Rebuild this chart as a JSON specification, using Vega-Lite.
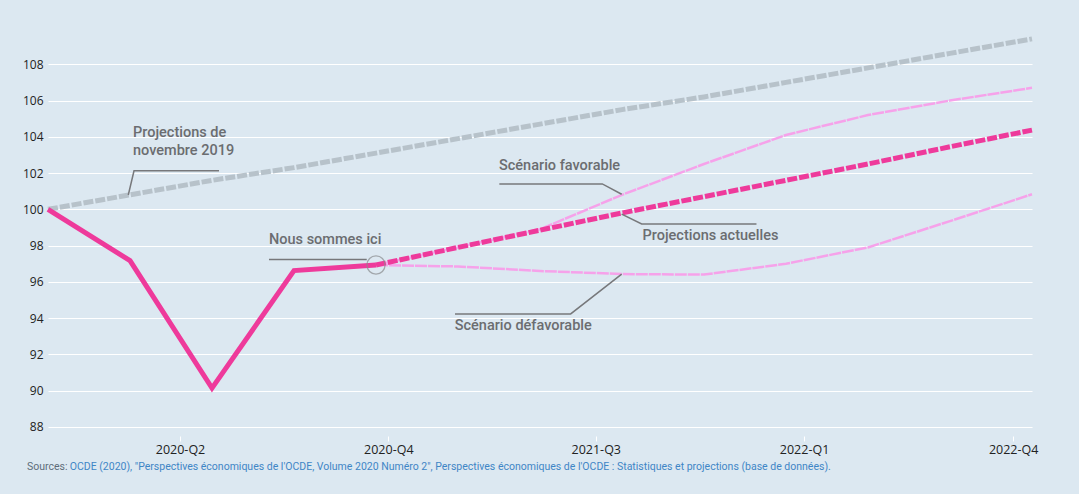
{
  "$schema": "https://vega.github.io/schema/vega-lite/v6.json",
  "width": 984,
  "height": 408,
  "autosize": {"type": "none"},
  "padding": {"left": 48, "top": 28, "right": 47, "bottom": 58},
  "background": "#dce8f1",
  "config": {"view": {"stroke": null}},
  "datasets": {
    "series": [
      {"t": 0, "v": 100.0, "s": "nov2019"}, {"t": 1, "v": 100.8, "s": "nov2019"}, {"t": 2, "v": 101.6, "s": "nov2019"},
      {"t": 3, "v": 102.3, "s": "nov2019"}, {"t": 4, "v": 103.1, "s": "nov2019"}, {"t": 5, "v": 103.9, "s": "nov2019"},
      {"t": 6, "v": 104.7, "s": "nov2019"}, {"t": 7, "v": 105.5, "s": "nov2019"}, {"t": 8, "v": 106.2, "s": "nov2019"},
      {"t": 9, "v": 107.0, "s": "nov2019"}, {"t": 10, "v": 107.8, "s": "nov2019"}, {"t": 11, "v": 108.6, "s": "nov2019"},
      {"t": 12, "v": 109.4, "s": "nov2019"},
      {"t": 0, "v": 100.0, "s": "hist"}, {"t": 1, "v": 97.17, "s": "hist"}, {"t": 2, "v": 90.14, "s": "hist"},
      {"t": 3, "v": 96.62, "s": "hist"}, {"t": 4, "v": 96.93, "s": "hist"},
      {"t": 4, "v": 96.93, "s": "actuelles"}, {"t": 5, "v": 97.9, "s": "actuelles"}, {"t": 6, "v": 98.85, "s": "actuelles"},
      {"t": 7, "v": 99.8, "s": "actuelles"}, {"t": 8, "v": 100.7, "s": "actuelles"}, {"t": 9, "v": 101.6, "s": "actuelles"},
      {"t": 10, "v": 102.5, "s": "actuelles"}, {"t": 11, "v": 103.45, "s": "actuelles"}, {"t": 12, "v": 104.37, "s": "actuelles"},
      {"t": 4, "v": 96.93, "s": "favorable"}, {"t": 5, "v": 97.9, "s": "favorable"}, {"t": 6, "v": 98.9, "s": "favorable"},
      {"t": 7, "v": 100.8, "s": "favorable"}, {"t": 8, "v": 102.5, "s": "favorable"}, {"t": 9, "v": 104.1, "s": "favorable"},
      {"t": 10, "v": 105.2, "s": "favorable"}, {"t": 11, "v": 106.0, "s": "favorable"}, {"t": 12, "v": 106.7, "s": "favorable"},
      {"t": 4, "v": 96.93, "s": "defavorable"}, {"t": 5, "v": 96.85, "s": "defavorable"}, {"t": 6, "v": 96.6, "s": "defavorable"},
      {"t": 7, "v": 96.43, "s": "defavorable"}, {"t": 8, "v": 96.4, "s": "defavorable"}, {"t": 9, "v": 97.0, "s": "defavorable"},
      {"t": 10, "v": 97.9, "s": "defavorable"}, {"t": 11, "v": 99.35, "s": "defavorable"}, {"t": 12, "v": 100.83, "s": "defavorable"}
    ],
    "leaders": [
      {"id": "l1", "o": 1, "t": 2.085, "v": 102.13}, {"id": "l1", "o": 2, "t": 1.049, "v": 102.13}, {"id": "l1", "o": 3, "t": 0.979, "v": 100.79},
      {"id": "l2", "o": 1, "t": 2.695, "v": 97.24}, {"id": "l2", "o": 2, "t": 3.887, "v": 97.24},
      {"id": "l3", "o": 1, "t": 5.504, "v": 101.4}, {"id": "l3", "o": 2, "t": 6.76, "v": 101.4}, {"id": "l3", "o": 3, "t": 6.996, "v": 100.83},
      {"id": "l4", "o": 1, "t": 6.996, "v": 99.74}, {"id": "l4", "o": 2, "t": 7.24, "v": 99.19}, {"id": "l4", "o": 3, "t": 8.64, "v": 99.19},
      {"id": "l5", "o": 1, "t": 4.963, "v": 94.23}, {"id": "l5", "o": 2, "t": 6.374, "v": 94.23}, {"id": "l5", "o": 3, "t": 6.996, "v": 96.43}
    ],
    "labels": [
      {"t": 1.037, "v": 104.0, "label": "Projections de"},
      {"t": 1.037, "v": 103.0, "label": "novembre 2019"},
      {"t": 2.695, "v": 98.09, "label": "Nous sommes ici"},
      {"t": 5.5, "v": 102.17, "label": "Scénario favorable"},
      {"t": 7.25, "v": 98.31, "label": "Projections actuelles"},
      {"t": 4.96, "v": 93.34, "label": "Scénario défavorable"}
    ],
    "here": [{"t": 4, "v": 96.93}],
    "source": [
      {"t": -0.256, "v": 85.6, "part": "a", "label": "Sources:"},
      {"t": 0.265, "v": 85.6, "part": "b", "label": "OCDE (2020), \"Perspectives économiques de l'OCDE, Volume 2020 Numéro 2\", Perspectives économiques de l'OCDE : Statistiques et projections (base de données)."}
    ]
  },
  "encoding": {
    "x": {
      "field": "t", "type": "quantitative",
      "scale": {"domain": [0, 12], "nice": false, "zero": false},
      "axis": {
        "values": [1.61, 4.15, 6.68, 9.22, 11.77],
        "labelExpr": "datum.value < 3 ? '2020-Q2' : datum.value < 5 ? '2020-Q4' : datum.value < 8 ? '2021-Q3' : datum.value < 10 ? '2022-Q1' : '2022-Q4'",
        "title": null, "grid": false, "domain": false,
        "ticks": true, "tickColor": "#ffffff", "tickSize": 5, "tickWidth": 1,
        "labelFont": "Open Sans", "labelFontSize": 12.5, "labelColor": "#222222", "labelPadding": 2
      }
    },
    "y": {
      "field": "v", "type": "quantitative",
      "scale": {"domain": [87.5, 110], "nice": false, "zero": false},
      "axis": {
        "values": [88, 90, 92, 94, 96, 98, 100, 102, 104, 106, 108],
        "title": null, "domain": false, "ticks": false,
        "grid": true, "gridColor": "#ffffff", "gridWidth": 1.2,
        "labelFont": "Open Sans", "labelFontSize": 12, "labelColor": "#222222", "labelPadding": 5
      }
    }
  },
  "layer": [
    {
      "data": {"name": "series"},
      "transform": [{"filter": "datum.s === 'nov2019'"}],
      "mark": {"type": "line", "color": "#b7c2ca", "strokeWidth": 5, "strokeDash": [10, 2]}
    },
    {
      "data": {"name": "series"},
      "transform": [{"filter": "datum.s === 'defavorable'"}],
      "mark": {"type": "line", "color": "#f6a2ea", "strokeWidth": 2.5, "strokeDash": [12, 1]}
    },
    {
      "data": {"name": "series"},
      "transform": [{"filter": "datum.s === 'favorable'"}],
      "mark": {"type": "line", "color": "#f6a2ea", "strokeWidth": 2.5, "strokeDash": [12, 1]}
    },
    {
      "data": {"name": "series"},
      "transform": [{"filter": "datum.s === 'actuelles'"}],
      "mark": {"type": "line", "color": "#ee3a9b", "strokeWidth": 5, "strokeDash": [10, 2]}
    },
    {
      "data": {"name": "series"},
      "transform": [{"filter": "datum.s === 'hist'"}],
      "mark": {"type": "line", "color": "#ee3a9b", "strokeWidth": 5, "strokeJoin": "miter"}
    },
    {
      "data": {"name": "leaders"},
      "mark": {"type": "line", "color": "#77787b", "strokeWidth": 1.5},
      "encoding": {"detail": {"field": "id"}, "order": {"field": "o", "type": "quantitative"}}
    },
    {
      "data": {"name": "here"},
      "mark": {"type": "point", "shape": "circle", "size": 330, "filled": false, "stroke": "#8a8c8f", "strokeWidth": 1.3}
    },
    {
      "data": {"name": "labels"},
      "mark": {"type": "text", "align": "left", "baseline": "alphabetic", "font": "Roboto", "fontSize": 14.5, "fontWeight": 500, "color": "#6b6d70"},
      "encoding": {"text": {"field": "label"}}
    },
    {
      "data": {"name": "source"},
      "mark": {"type": "text", "align": "left", "baseline": "alphabetic", "font": "Roboto", "fontSize": 10.5},
      "encoding": {
        "text": {"field": "label"},
        "color": {"field": "part", "type": "nominal", "scale": {"domain": ["a", "b"], "range": ["#5e6d7b", "#3f86c6"]}, "legend": null}
      }
    }
  ]
}
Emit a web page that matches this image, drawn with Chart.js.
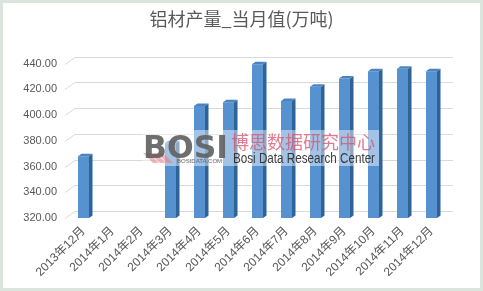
<!DOCTYPE html>
<html>
<head>
<meta charset="utf-8">
<script src="https://cdn.jsdelivr.net/npm/chart.js@4.4.1/dist/chart.umd.min.js"></script>
<style>
  body { margin: 0; background: #fff; }
  #wrap {
    width: 483px; height: 291px; box-sizing: border-box;
    border: 3px solid #dbe5de; background: #fff;
  }
  canvas { display: block; }
</style>
</head>
<body>
<div id="wrap"><canvas id="chart" width="477" height="285"></canvas></div>
<script>
// chart data
const months = ["2013年12月", "2014年1月", "2014年2月", "2014年3月", "2014年4月", "2014年5月",
    "2014年6月", "2014年7月", "2014年8月", "2014年9月", "2014年10月", "2014年11月", "2014年12月"];
const output = [368, null, null, 378, 407, 410, 439.5, 411, 422, 428.5, 434, 436, 434];
const yTicks = [320, 340, 360, 380, 400, 420, 440];

const FONT = '"Liberation Sans", "Noto Sans CJK SC", sans-serif';
const DEPTH_X = 3.5, DEPTH_Y = 2.5;   // bar side/top faces
const WALL_X = 10, WALL_Y = 7;        // back wall offset for gridlines

// gridlines on the back wall, with the slanted floor edge at the left
const wallGrid = {
    id: 'wallGrid',
    beforeDatasetsDraw(chart) {
        const { ctx, chartArea } = chart;
        const y = chart.scales.y;
        ctx.save();
        ctx.strokeStyle = '#d9d9d9';
        ctx.lineWidth = 1;
        yTicks.forEach(v => {
            const py = Math.round(y.getPixelForValue(v) - WALL_Y) + 0.5;
            ctx.beginPath();
            ctx.moveTo(chartArea.left - 4, py + WALL_Y);
            ctx.lineTo(chartArea.left - 4 + WALL_X, py);
            ctx.lineTo(chartArea.right + 7, py);
            ctx.stroke();
        });
        ctx.restore();
    }
};

// fake 3D: darker side face and a top face on every bar
const bar3d = {
    id: 'bar3d',
    afterDatasetsDraw(chart) {
        const { ctx } = chart;
        const y = chart.scales.y;
        const base = y.getPixelForValue(y.min);
        const meta = chart.getDatasetMeta(0);
        ctx.save();
        meta.data.forEach((bar, i) => {
            if (output[i] == null) return;
            const p = bar.getProps(['x', 'y', 'width'], true);
            const l = p.x - p.width / 2, r = p.x + p.width / 2;
            ctx.fillStyle = '#2f6397';
            ctx.beginPath();
            ctx.moveTo(r, p.y);
            ctx.lineTo(r + DEPTH_X, p.y - DEPTH_Y);
            ctx.lineTo(r + DEPTH_X, base - DEPTH_Y);
            ctx.lineTo(r, base);
            ctx.closePath();
            ctx.fill();
            ctx.fillStyle = '#4a84c0';
            ctx.beginPath();
            ctx.moveTo(l, p.y);
            ctx.lineTo(l + DEPTH_X, p.y - DEPTH_Y);
            ctx.lineTo(r + DEPTH_X, p.y - DEPTH_Y);
            ctx.lineTo(r, p.y);
            ctx.closePath();
            ctx.fill();
        });
        ctx.restore();
    }
};

// text squeezed to a given width
function fitText(ctx, text, x, y, w) {
    const m = ctx.measureText(text).width;
    ctx.save();
    ctx.translate(x, y);
    ctx.scale(Math.min(1, w / m), 1);
    ctx.fillText(text, 0, 0);
    ctx.restore();
}

// watermark of the source site
const watermark = {
    id: 'watermark',
    afterDraw(chart) {
        const { ctx } = chart;
        ctx.save();
        ctx.fillStyle = 'rgba(255,255,255,0.45)';
        ctx.fillRect(140, 127, 236, 36);
        ctx.fillStyle = 'rgba(230,120,130,0.55)';
        for (let k = 0; k < 3; k++) {
            ctx.beginPath();
            ctx.moveTo(140 + k * 7, 150);
            ctx.lineTo(146 + k * 7, 150);
            ctx.lineTo(156 + k * 7, 160);
            ctx.lineTo(150 + k * 7, 160);
            ctx.closePath();
            ctx.fill();
        }
        ctx.textBaseline = 'alphabetic';
        ctx.fillStyle = 'rgba(95,95,95,0.9)';
        ctx.font = 'bold 32px "DejaVu Sans"';
        fitText(ctx, 'BOSI', 140, 155, 85);
        ctx.fillStyle = 'rgba(90,90,90,0.9)';
        ctx.font = '6px "Liberation Sans"';
        ctx.fillText('BOSIDATA.COM', 174, 160);
        ctx.fillStyle = 'rgba(214,80,110,0.75)';
        ctx.font = '18px "Noto Sans CJK SC"';
        fitText(ctx, '博思数据研究中心', 228, 146, 148);
        ctx.fillStyle = 'rgba(40,40,40,0.9)';
        ctx.font = '14px "Liberation Sans"';
        fitText(ctx, 'Bosi Data Research Center', 230, 160, 142);
        ctx.restore();
    }
};

new Chart(document.getElementById('chart'), {
    type: 'bar',
    data: {
        labels: months,
        datasets: [{
            data: output,
            backgroundColor: '#5692cf',
            borderWidth: 0,
            barPercentage: 0.38,
            categoryPercentage: 1
        }]
    },
    options: {
        responsive: false,
        animation: false,
        layout: { padding: 0 },
        plugins: {
            legend: { display: false },
            tooltip: { enabled: false },
            title: {
                display: true,
                text: '铝材产量_当月值(万吨)',
                color: '#595959',
                font: { family: '"Noto Sans CJK SC", sans-serif', size: 18, weight: 'normal' },
                padding: { top: 5, bottom: 34 }
            }
        },
        scales: {
            y: {
                min: 320,
                max: 440,
                grid: { display: false, drawTicks: false },
                border: { display: false },
                afterFit: s => { s.width = 66; },
                afterBuildTicks: s => { s.ticks = yTicks.map(v => ({ value: v })); },
                ticks: {
                    padding: 12,
                    color: '#595959',
                    font: { family: FONT, size: 11 },
                    callback: v => v.toFixed(2)
                }
            },
            // empty right axis, only keeps room on the right
            yRight: {
                position: 'right',
                grid: { display: false, drawTicks: false },
                border: { display: false },
                ticks: { display: false },
                afterFit: s => { s.width = 34; }
            },
            x: {
                grid: { display: false, drawTicks: false },
                border: { display: false },
                afterFit: s => { s.height = 70; },
                ticks: {
                    autoSkip: false,
                    minRotation: 45,
                    maxRotation: 45,
                    padding: 6,
                    color: '#595959',
                    font: { family: FONT, size: 12 }
                }
            }
        }
    },
    plugins: [wallGrid, bar3d, watermark]
});
</script>
</body>
</html>
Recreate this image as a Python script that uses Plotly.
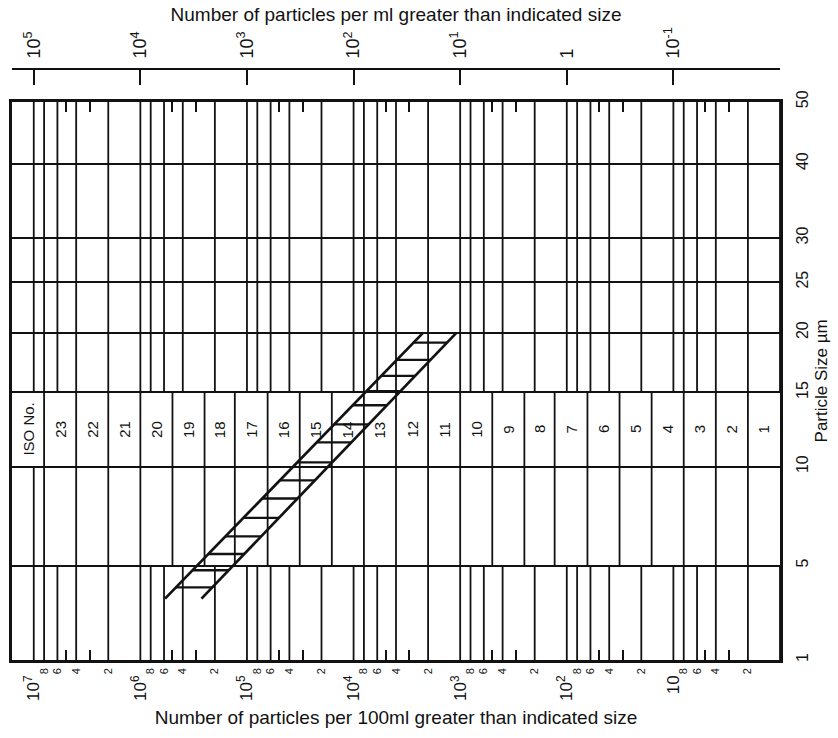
import numpy as np
import plotly.graph_objects as go

# ---- chart values -------------------------------------------------------
# ISO 4406 column boundaries, particles per 100 ml (high -> low)
iso_bounds = [1.6e7, 8e6, 4e6, 2e6, 1e6, 5e5, 2.5e5, 1.3e5, 6.4e4, 3.2e4, 1.6e4,
              8e3, 4e3, 2e3, 1e3, 500, 250, 130, 64, 32, 16, 8, 4, 2, 1]
iso_labels = ["ISO No.", "23", "22", "21", "20", "19", "18", "17", "16", "15", "14",
              "13", "12", "11", "10", "9", "8", "7", "6", "5", "4", "3", "2", "1"]

# particle size axis (µm)
size_ticks = [1, 5, 10, 15, 20, 25, 30, 40, 50]
size_labels = ["1", "5", "10", "15", "20", "25", "30", "40", "50"]
size_range = [1, 50]
iso_band_sizes = [10, 15]          # row that holds the ISO code numbers

# count axis, particles per 100 ml
count_range = [1.6e7, 1]
decades_100ml = [1e7, 1e6, 1e5, 1e4, 1e3, 1e2, 1e1]
decade_labels_100ml = ["10<sup>7</sup>", "10<sup>6</sup>", "10<sup>5</sup>", "10<sup>4</sup>",
                       "10<sup>3</sup>", "10<sup>2</sup>", "10"]
grid_mantissas = [1, 2, 4, 6, 8]
label_mantissas = [8, 6, 4, 2]
short_tick_mantissas = [3, 5]

# count axis, particles per ml
decades_ml = [1e5, 1e4, 1e3, 1e2, 1e1, 1, 0.1]
decade_labels_ml = ["10<sup>5</sup>", "10<sup>4</sup>", "10<sup>3</sup>", "10<sup>2</sup>",
                    "10<sup>1</sup>", "1", "10<sup>-1</sup>"]

# hatched contamination band: two edges and the rungs between them
band_sizes = [3.66, 20]
band_high = [5.87e5, 2.22e3]
band_low = [2.67e5, 1.08e3]
rung_sizes = [19.1, 17.6, 16.3, 15.1, 14.05, 12.7, 11.5, 10.25, 9.2, 8.2, 7.2, 6.3, 5.5, 4.8, 4.1]
rung_high = [2730, 3930, 5480, 7560, 10200, 15200, 22200, 33800,
             49100, 71900, 108000, 159500, 230400, 324200, 464500]
rung_low = [1330, 1900, 2640, 3630, 4860, 7230, 10500, 15900,
            23100, 33600, 50200, 73800, 106100, 148600, 212000]

INK = "#121212"
FONT = "Liberation Sans, Arial, Helvetica, sans-serif"


def size_pos(d):
    """Particle-size scale: squared log of the size."""
    return np.log10(np.asarray(d, dtype=float)) ** 2


def in_range(v):
    return count_range[1] <= v <= count_range[0]


grid_counts = [m * 10.0 ** e for e in range(0, 8) for m in grid_mantissas if in_range(m * 10.0 ** e)]
label_counts = [m * 10.0 ** e for e in range(0, 8) for m in label_mantissas if in_range(m * 10.0 ** e)]
short_counts = [m * 10.0 ** e for e in range(0, 8) for m in short_tick_mantissas if in_range(m * 10.0 ** e)]


def vlines(xs, s0, s1):
    x, y = [], []
    y0, y1 = float(size_pos(s0)), float(size_pos(s1))
    for v in xs:
        x += [v, v, None]
        y += [y0, y1, None]
    return x, y


fig = go.Figure()
line_style = dict(color=INK, width=1.8)

# regular count grid above and below the ISO rows
for s0, s1 in [(iso_band_sizes[1], size_range[1]), (size_range[0], 5)]:
    x, y = vlines(grid_counts, s0, s1)
    fig.add_trace(go.Scatter(x=x, y=y, mode="lines", line=line_style, hoverinfo="skip"))

# ISO column dividers through the code row and the row beneath it
x, y = vlines(iso_bounds[1:-1], iso_band_sizes[0], iso_band_sizes[1])
fig.add_trace(go.Scatter(x=x, y=y, mode="lines", line=line_style, hoverinfo="skip"))
x, y = vlines(iso_bounds[1:-1] + [1e7], 5, iso_band_sizes[0])
fig.add_trace(go.Scatter(x=x, y=y, mode="lines", line=line_style, hoverinfo="skip"))

# band edges
for edge in (band_high, band_low):
    fig.add_trace(go.Scatter(x=edge, y=size_pos(band_sizes), mode="lines",
                             line=dict(color=INK, width=2.7), hoverinfo="skip"))
# rungs
rx, ry = [], []
for s, hi, lo in zip(rung_sizes, rung_high, rung_low):
    yy = float(size_pos(s))
    rx += [hi, lo, None]
    ry += [yy, yy, None]
fig.add_trace(go.Scatter(x=rx, y=ry, mode="lines", line=dict(color=INK, width=2.3), hoverinfo="skip"))

# empty traces so the extra count axes get drawn
fig.add_trace(go.Scatter(x=[], y=[], xaxis="x2", yaxis="y"))
fig.add_trace(go.Scatter(x=[], y=[], xaxis="x3", yaxis="y"))

# ISO code numbers
band_mid = float((size_pos(iso_band_sizes[0]) + size_pos(iso_band_sizes[1])) / 2)
for lab, hi, lo in zip(iso_labels, iso_bounds[:-1], iso_bounds[1:]):
    fig.add_annotation(x=(np.log10(hi) + np.log10(lo)) / 2, y=band_mid, xref="x", yref="y",
                       text=lab, textangle=-90, showarrow=False,
                       font=dict(family=FONT, size=15, color=INK))

y_top = (660 - 101.7) / (738 - 69 - 78)

fig.update_layout(
    width=838, height=738,
    margin=dict(l=9, r=56, t=69, b=78),
    paper_bgcolor="white", plot_bgcolor="white",
    showlegend=False,
    font=dict(family=FONT, size=15, color=INK),
    xaxis=dict(
        type="log", range=[np.log10(count_range[0]), np.log10(count_range[1])],
        tickvals=label_counts, ticktext=[f"{int(round(v / 10 ** np.floor(np.log10(v))))}" for v in label_counts],
        tickangle=-90, tickfont=dict(size=11), ticks="", ticklabelstandoff=1,
        showgrid=False, zeroline=False,
        showline=True, linewidth=2.7, linecolor=INK, mirror="ticks",
        minor=dict(tickvals=short_counts, ticks="inside", ticklen=10, tickwidth=1.8,
                   tickcolor=INK, showgrid=False),
    ),
    xaxis3=dict(
        type="log", overlaying="x", anchor="y", side="bottom",
        range=[np.log10(count_range[0]), np.log10(count_range[1])],
        tickvals=decades_100ml, ticktext=decade_labels_100ml, tickangle=-90,
        tickfont=dict(size=17), ticks="", ticklabelstandoff=11,
        showgrid=False, showline=False, zeroline=False,
        title=dict(text="Number of particles per 100ml greater than indicated size",
                   font=dict(size=19), standoff=10),
    ),
    xaxis2=dict(
        type="log", overlaying="x", anchor="free", position=1, side="top",
        range=[np.log10(count_range[0] / 100), np.log10(count_range[1] / 100)],
        tickvals=decades_ml + [count_range[0] / 100 * 0.999, count_range[1] / 100 * 1.001],
        ticktext=decade_labels_ml + ["", ""], tickangle=-90,
        tickfont=dict(size=18), ticks="inside", ticklen=15, tickwidth=1.8, tickcolor=INK,
        ticklabelstandoff=6,
        showgrid=False, showline=True, linewidth=1.8, linecolor=INK, zeroline=False,
        title=dict(text="Number of particles per ml greater than indicated size",
                   font=dict(size=19), standoff=0),
    ),
    yaxis=dict(
        domain=[0, y_top], range=[0, float(size_pos(size_range[1]))],
        side="right", tickvals=size_pos(size_ticks), ticktext=size_labels, tickangle=-90,
        tickfont=dict(size=16), ticks="", ticklabelstandoff=6,
        showgrid=True, gridcolor=INK, gridwidth=1.8, zeroline=False,
        showline=True, linewidth=2.7, linecolor=INK, mirror=True,
        title=dict(text="Particle Size µm", font=dict(size=17), standoff=6),
    ),
)

fig.write_html("out.html")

-------------------------

**Problem details**. Find each line holding "image". Copy it out.

**Result of the exercise**.
Emit a web page that matches this image, drawn with Chart.js.
Recreate this image as a Python script that uses Plotly.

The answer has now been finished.